======== Record excerpts ========

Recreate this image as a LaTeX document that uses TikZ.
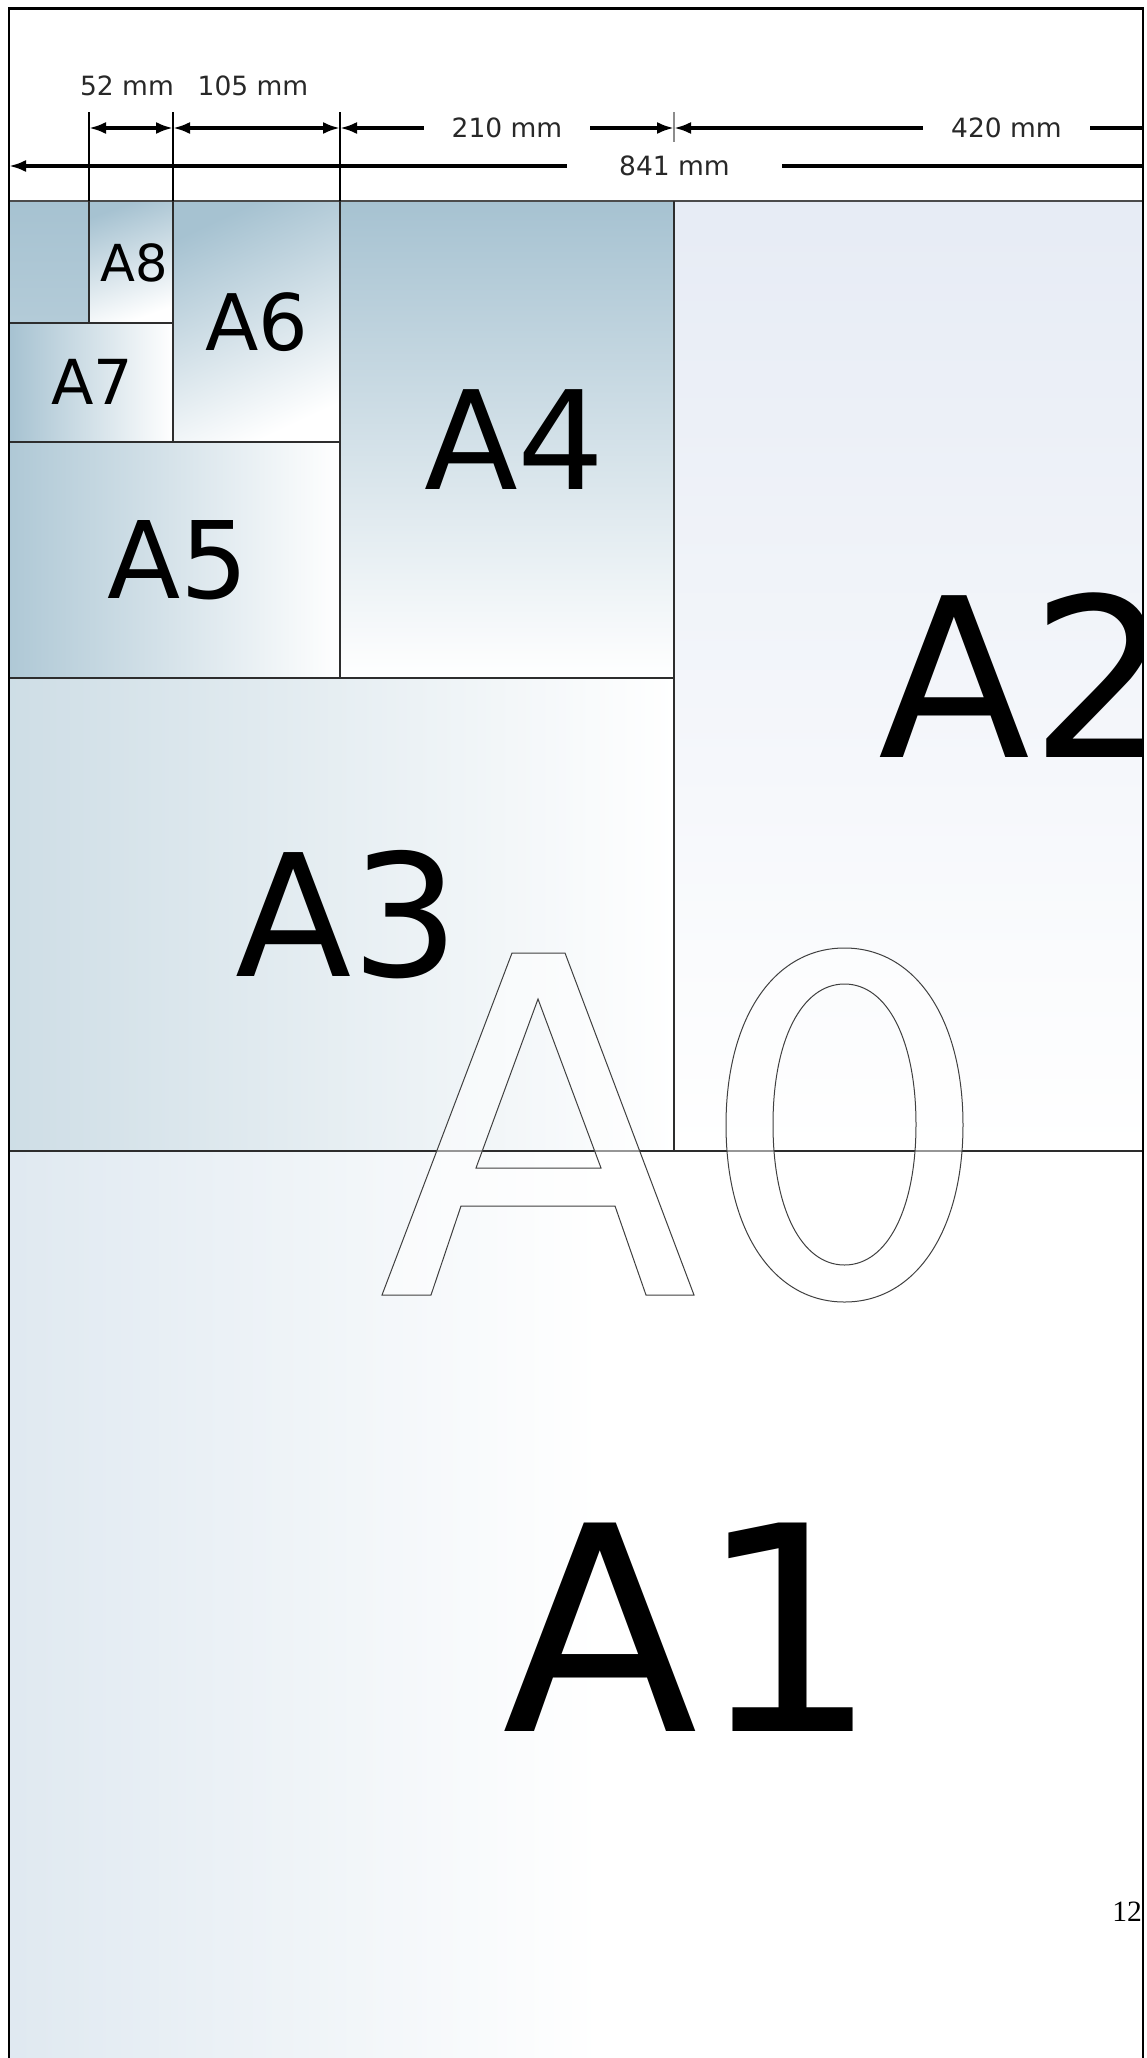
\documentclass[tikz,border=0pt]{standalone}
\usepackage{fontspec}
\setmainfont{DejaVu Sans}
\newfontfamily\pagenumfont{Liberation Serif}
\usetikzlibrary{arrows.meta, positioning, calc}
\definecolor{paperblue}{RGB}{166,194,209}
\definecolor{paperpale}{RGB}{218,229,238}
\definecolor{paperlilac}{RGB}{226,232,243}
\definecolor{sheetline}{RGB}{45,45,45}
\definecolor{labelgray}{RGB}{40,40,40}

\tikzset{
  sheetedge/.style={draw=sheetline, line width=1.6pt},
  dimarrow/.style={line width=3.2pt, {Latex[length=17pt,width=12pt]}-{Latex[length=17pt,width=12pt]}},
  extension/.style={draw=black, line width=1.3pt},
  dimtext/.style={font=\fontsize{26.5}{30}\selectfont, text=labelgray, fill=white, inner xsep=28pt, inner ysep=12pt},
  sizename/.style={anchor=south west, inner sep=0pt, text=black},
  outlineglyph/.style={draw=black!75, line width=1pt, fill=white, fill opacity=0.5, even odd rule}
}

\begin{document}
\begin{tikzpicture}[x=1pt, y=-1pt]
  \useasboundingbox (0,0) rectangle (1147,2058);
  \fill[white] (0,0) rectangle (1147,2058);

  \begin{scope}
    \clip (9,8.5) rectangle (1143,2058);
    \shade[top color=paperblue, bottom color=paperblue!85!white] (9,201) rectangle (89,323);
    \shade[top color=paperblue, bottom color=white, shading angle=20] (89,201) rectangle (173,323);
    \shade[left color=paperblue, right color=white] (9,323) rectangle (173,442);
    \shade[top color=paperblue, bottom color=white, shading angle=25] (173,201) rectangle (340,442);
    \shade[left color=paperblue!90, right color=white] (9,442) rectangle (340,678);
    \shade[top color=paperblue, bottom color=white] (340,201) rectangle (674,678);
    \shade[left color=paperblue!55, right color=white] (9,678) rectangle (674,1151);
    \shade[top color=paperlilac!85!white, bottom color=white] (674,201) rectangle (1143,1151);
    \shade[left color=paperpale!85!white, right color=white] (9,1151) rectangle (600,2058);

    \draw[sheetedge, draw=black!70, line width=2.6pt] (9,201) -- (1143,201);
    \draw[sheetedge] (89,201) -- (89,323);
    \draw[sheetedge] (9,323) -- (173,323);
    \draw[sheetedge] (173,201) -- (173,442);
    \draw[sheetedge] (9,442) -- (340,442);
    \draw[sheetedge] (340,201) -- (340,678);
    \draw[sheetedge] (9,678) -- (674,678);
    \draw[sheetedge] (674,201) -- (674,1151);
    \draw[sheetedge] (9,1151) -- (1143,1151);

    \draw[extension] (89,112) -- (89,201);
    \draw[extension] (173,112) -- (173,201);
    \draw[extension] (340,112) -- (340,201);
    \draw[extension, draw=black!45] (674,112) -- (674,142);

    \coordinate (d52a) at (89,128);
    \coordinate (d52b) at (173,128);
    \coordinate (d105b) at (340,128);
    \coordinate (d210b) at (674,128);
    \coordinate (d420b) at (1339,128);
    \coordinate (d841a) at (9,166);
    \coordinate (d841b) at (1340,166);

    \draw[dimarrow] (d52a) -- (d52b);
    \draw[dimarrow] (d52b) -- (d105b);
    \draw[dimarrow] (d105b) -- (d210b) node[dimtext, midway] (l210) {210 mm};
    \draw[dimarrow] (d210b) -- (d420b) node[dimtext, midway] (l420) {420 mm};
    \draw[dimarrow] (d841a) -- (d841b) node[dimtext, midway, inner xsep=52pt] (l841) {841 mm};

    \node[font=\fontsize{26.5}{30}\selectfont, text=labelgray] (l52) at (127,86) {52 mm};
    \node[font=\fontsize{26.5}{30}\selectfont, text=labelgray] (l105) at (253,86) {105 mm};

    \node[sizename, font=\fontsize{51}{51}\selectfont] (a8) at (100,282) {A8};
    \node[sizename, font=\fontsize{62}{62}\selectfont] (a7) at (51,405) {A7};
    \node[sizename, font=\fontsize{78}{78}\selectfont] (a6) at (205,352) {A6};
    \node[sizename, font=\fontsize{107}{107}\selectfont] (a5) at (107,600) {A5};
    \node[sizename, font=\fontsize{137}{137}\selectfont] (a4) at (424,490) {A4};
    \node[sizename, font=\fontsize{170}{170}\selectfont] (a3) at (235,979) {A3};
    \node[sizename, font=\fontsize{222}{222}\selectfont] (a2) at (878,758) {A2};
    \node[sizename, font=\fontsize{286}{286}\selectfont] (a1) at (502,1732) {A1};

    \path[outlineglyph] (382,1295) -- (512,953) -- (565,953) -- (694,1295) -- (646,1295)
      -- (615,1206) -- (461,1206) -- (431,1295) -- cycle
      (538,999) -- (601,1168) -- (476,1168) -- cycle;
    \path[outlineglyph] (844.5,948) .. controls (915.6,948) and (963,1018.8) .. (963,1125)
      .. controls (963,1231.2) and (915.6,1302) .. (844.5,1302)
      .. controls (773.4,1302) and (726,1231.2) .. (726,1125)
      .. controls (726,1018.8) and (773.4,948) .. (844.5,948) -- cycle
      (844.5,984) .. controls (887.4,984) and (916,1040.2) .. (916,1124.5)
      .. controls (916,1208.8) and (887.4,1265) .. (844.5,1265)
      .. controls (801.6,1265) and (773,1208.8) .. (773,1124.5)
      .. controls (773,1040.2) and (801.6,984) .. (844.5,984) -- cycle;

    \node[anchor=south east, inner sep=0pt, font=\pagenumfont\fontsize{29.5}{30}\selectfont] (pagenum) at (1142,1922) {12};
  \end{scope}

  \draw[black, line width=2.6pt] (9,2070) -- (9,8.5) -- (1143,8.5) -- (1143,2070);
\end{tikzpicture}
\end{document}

========
======== Record excerpts ========

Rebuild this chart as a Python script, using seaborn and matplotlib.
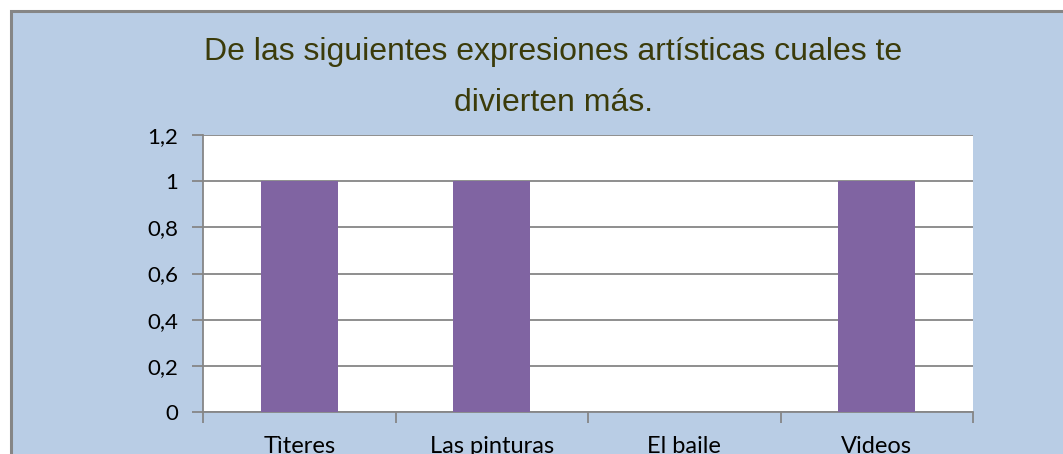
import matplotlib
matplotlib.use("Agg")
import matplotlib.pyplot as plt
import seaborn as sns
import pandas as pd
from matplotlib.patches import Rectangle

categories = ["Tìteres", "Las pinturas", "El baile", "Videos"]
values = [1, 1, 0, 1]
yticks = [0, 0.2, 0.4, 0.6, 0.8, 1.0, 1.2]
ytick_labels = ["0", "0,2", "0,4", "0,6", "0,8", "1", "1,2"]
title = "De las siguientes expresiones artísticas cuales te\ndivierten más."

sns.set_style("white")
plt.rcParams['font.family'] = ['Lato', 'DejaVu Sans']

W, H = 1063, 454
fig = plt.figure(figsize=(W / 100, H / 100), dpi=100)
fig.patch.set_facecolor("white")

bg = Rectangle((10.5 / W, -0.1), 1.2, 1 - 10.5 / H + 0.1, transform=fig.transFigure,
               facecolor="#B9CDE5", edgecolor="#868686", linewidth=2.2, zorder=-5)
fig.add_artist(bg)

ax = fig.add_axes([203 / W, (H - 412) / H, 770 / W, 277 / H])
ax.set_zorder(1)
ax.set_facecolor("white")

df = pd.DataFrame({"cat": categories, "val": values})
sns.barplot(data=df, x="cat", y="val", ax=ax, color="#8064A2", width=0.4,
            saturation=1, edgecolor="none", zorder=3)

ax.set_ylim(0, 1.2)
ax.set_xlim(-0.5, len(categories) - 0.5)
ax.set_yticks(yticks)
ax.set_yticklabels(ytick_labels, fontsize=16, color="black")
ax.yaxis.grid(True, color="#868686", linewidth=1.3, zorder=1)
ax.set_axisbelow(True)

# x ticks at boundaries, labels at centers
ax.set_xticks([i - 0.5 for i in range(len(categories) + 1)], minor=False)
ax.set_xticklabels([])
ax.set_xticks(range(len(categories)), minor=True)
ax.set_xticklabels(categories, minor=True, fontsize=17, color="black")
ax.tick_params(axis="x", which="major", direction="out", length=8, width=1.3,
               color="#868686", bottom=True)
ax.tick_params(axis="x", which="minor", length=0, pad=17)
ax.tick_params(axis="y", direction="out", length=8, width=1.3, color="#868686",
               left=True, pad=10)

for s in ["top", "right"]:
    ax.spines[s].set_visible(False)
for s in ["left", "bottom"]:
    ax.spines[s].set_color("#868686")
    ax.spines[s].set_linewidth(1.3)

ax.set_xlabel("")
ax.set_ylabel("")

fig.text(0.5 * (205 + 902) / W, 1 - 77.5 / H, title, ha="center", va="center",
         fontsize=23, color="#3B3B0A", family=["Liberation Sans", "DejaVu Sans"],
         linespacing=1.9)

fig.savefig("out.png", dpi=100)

========

Given problem:
With the pictures removed from your copy, retype the lines above from the one that contains "Rebuild this chart" through the one that contains "from matplotlib.patches import Rectangle", exactly.

Full answer:
Rebuild this chart as a Python script, using seaborn and matplotlib.
import matplotlib
matplotlib.use("Agg")
import matplotlib.pyplot as plt
import seaborn as sns
import pandas as pd
from matplotlib.patches import Rectangle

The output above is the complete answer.